▶ WRITTEN PROBLEM
Return the complete listing that follows, with each line reproduced exactly.

——————————

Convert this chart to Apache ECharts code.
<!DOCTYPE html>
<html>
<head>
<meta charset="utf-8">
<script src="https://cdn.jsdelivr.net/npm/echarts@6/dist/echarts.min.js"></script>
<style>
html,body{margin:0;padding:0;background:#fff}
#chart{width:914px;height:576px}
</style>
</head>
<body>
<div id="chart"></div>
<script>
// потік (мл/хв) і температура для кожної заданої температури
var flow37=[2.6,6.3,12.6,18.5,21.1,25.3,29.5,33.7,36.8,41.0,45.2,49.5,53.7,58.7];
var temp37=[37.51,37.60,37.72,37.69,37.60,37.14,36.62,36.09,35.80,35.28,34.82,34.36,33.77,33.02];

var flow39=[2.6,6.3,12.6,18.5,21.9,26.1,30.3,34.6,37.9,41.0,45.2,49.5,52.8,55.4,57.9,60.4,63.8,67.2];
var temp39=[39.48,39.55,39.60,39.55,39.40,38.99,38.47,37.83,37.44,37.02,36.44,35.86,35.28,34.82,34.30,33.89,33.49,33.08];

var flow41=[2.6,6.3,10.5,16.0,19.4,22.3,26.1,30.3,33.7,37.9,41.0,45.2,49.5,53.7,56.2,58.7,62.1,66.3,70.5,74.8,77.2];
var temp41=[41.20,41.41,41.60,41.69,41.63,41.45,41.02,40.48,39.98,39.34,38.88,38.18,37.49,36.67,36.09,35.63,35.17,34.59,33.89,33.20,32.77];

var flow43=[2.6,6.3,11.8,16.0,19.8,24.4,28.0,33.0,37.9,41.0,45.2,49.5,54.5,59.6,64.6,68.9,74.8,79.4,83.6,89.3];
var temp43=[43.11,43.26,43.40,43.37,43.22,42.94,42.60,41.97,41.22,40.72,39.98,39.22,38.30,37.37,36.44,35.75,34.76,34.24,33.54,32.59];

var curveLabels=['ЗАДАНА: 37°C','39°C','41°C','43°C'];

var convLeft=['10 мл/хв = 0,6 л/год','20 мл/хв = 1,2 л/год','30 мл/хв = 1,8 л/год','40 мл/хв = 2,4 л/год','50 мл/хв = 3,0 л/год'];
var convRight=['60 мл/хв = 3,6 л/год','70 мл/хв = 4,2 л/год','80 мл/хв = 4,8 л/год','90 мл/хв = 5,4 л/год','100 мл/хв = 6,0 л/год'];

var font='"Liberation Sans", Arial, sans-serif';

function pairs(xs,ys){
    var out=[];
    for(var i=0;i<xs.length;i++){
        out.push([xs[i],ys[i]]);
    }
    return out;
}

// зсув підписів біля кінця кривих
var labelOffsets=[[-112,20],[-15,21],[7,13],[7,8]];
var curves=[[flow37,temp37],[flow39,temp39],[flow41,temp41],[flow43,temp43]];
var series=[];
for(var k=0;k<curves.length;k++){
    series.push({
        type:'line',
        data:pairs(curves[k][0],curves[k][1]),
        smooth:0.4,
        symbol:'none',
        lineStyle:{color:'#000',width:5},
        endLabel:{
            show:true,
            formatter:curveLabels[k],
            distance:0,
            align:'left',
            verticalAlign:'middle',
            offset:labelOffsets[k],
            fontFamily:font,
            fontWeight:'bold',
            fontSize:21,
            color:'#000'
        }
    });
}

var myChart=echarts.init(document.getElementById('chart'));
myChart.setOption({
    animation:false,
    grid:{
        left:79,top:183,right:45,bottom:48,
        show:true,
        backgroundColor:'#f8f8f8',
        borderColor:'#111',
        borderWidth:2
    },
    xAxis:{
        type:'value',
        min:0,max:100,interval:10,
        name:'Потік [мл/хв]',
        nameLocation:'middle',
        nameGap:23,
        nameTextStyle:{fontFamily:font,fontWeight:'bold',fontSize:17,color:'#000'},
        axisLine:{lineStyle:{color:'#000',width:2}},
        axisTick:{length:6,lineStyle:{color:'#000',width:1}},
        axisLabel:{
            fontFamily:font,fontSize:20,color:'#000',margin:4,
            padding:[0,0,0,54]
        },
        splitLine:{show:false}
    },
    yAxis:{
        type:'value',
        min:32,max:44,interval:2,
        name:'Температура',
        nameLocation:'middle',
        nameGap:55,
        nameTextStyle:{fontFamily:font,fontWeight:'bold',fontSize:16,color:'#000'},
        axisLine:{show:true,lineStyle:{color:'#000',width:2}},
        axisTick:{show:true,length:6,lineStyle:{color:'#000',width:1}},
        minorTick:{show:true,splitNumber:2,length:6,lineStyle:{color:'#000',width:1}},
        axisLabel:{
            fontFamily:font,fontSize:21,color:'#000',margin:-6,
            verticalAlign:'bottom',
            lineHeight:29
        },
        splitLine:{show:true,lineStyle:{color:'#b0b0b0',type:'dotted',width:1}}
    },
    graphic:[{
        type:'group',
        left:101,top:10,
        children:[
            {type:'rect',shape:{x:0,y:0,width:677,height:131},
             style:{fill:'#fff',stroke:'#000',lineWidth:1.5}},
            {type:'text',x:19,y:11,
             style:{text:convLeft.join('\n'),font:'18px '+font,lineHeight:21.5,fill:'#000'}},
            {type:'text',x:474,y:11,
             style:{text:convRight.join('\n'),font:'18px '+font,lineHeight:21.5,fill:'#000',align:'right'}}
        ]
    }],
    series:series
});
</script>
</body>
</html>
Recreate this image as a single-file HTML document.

——————————

▶ ANSWER TO THE TASK
Convert this chart to Apache ECharts code.
<!DOCTYPE html>
<html>
<head>
<meta charset="utf-8">
<script src="https://cdn.jsdelivr.net/npm/echarts@6/dist/echarts.min.js"></script>
<style>
html,body{margin:0;padding:0;background:#fff}
#chart{width:914px;height:576px}
</style>
</head>
<body>
<div id="chart"></div>
<script>
// потік (мл/хв) і температура для кожної заданої температури
var flow37=[2.6,6.3,12.6,18.5,21.1,25.3,29.5,33.7,36.8,41.0,45.2,49.5,53.7,58.7];
var temp37=[37.51,37.60,37.72,37.69,37.60,37.14,36.62,36.09,35.80,35.28,34.82,34.36,33.77,33.02];

var flow39=[2.6,6.3,12.6,18.5,21.9,26.1,30.3,34.6,37.9,41.0,45.2,49.5,52.8,55.4,57.9,60.4,63.8,67.2];
var temp39=[39.48,39.55,39.60,39.55,39.40,38.99,38.47,37.83,37.44,37.02,36.44,35.86,35.28,34.82,34.30,33.89,33.49,33.08];

var flow41=[2.6,6.3,10.5,16.0,19.4,22.3,26.1,30.3,33.7,37.9,41.0,45.2,49.5,53.7,56.2,58.7,62.1,66.3,70.5,74.8,77.2];
var temp41=[41.20,41.41,41.60,41.69,41.63,41.45,41.02,40.48,39.98,39.34,38.88,38.18,37.49,36.67,36.09,35.63,35.17,34.59,33.89,33.20,32.77];

var flow43=[2.6,6.3,11.8,16.0,19.8,24.4,28.0,33.0,37.9,41.0,45.2,49.5,54.5,59.6,64.6,68.9,74.8,79.4,83.6,89.3];
var temp43=[43.11,43.26,43.40,43.37,43.22,42.94,42.60,41.97,41.22,40.72,39.98,39.22,38.30,37.37,36.44,35.75,34.76,34.24,33.54,32.59];

var curveLabels=['ЗАДАНА: 37°C','39°C','41°C','43°C'];

var convLeft=['10 мл/хв = 0,6 л/год','20 мл/хв = 1,2 л/год','30 мл/хв = 1,8 л/год','40 мл/хв = 2,4 л/год','50 мл/хв = 3,0 л/год'];
var convRight=['60 мл/хв = 3,6 л/год','70 мл/хв = 4,2 л/год','80 мл/хв = 4,8 л/год','90 мл/хв = 5,4 л/год','100 мл/хв = 6,0 л/год'];

var font='"Liberation Sans", Arial, sans-serif';

function pairs(xs,ys){
    var out=[];
    for(var i=0;i<xs.length;i++){
        out.push([xs[i],ys[i]]);
    }
    return out;
}

// зсув підписів біля кінця кривих
var labelOffsets=[[-112,20],[-15,21],[7,13],[7,8]];
var curves=[[flow37,temp37],[flow39,temp39],[flow41,temp41],[flow43,temp43]];
var series=[];
for(var k=0;k<curves.length;k++){
    series.push({
        type:'line',
        data:pairs(curves[k][0],curves[k][1]),
        smooth:0.4,
        symbol:'none',
        lineStyle:{color:'#000',width:5},
        endLabel:{
            show:true,
            formatter:curveLabels[k],
            distance:0,
            align:'left',
            verticalAlign:'middle',
            offset:labelOffsets[k],
            fontFamily:font,
            fontWeight:'bold',
            fontSize:21,
            color:'#000'
        }
    });
}

var myChart=echarts.init(document.getElementById('chart'));
myChart.setOption({
    animation:false,
    grid:{
        left:79,top:183,right:45,bottom:48,
        show:true,
        backgroundColor:'#f8f8f8',
        borderColor:'#111',
        borderWidth:2
    },
    xAxis:{
        type:'value',
        min:0,max:100,interval:10,
        name:'Потік [мл/хв]',
        nameLocation:'middle',
        nameGap:23,
        nameTextStyle:{fontFamily:font,fontWeight:'bold',fontSize:17,color:'#000'},
        axisLine:{lineStyle:{color:'#000',width:2}},
        axisTick:{length:6,lineStyle:{color:'#000',width:1}},
        axisLabel:{
            fontFamily:font,fontSize:20,color:'#000',margin:4,
            padding:[0,0,0,54]
        },
        splitLine:{show:false}
    },
    yAxis:{
        type:'value',
        min:32,max:44,interval:2,
        name:'Температура',
        nameLocation:'middle',
        nameGap:55,
        nameTextStyle:{fontFamily:font,fontWeight:'bold',fontSize:16,color:'#000'},
        axisLine:{show:true,lineStyle:{color:'#000',width:2}},
        axisTick:{show:true,length:6,lineStyle:{color:'#000',width:1}},
        minorTick:{show:true,splitNumber:2,length:6,lineStyle:{color:'#000',width:1}},
        axisLabel:{
            fontFamily:font,fontSize:21,color:'#000',margin:-6,
            verticalAlign:'bottom',
            lineHeight:29
        },
        splitLine:{show:true,lineStyle:{color:'#b0b0b0',type:'dotted',width:1}}
    },
    graphic:[{
        type:'group',
        left:101,top:10,
        children:[
            {type:'rect',shape:{x:0,y:0,width:677,height:131},
             style:{fill:'#fff',stroke:'#000',lineWidth:1.5}},
            {type:'text',x:19,y:11,
             style:{text:convLeft.join('\n'),font:'18px '+font,lineHeight:21.5,fill:'#000'}},
            {type:'text',x:474,y:11,
             style:{text:convRight.join('\n'),font:'18px '+font,lineHeight:21.5,fill:'#000',align:'right'}}
        ]
    }],
    series:series
});
</script>
</body>
</html>
Recreate this image as a single-file HTML document.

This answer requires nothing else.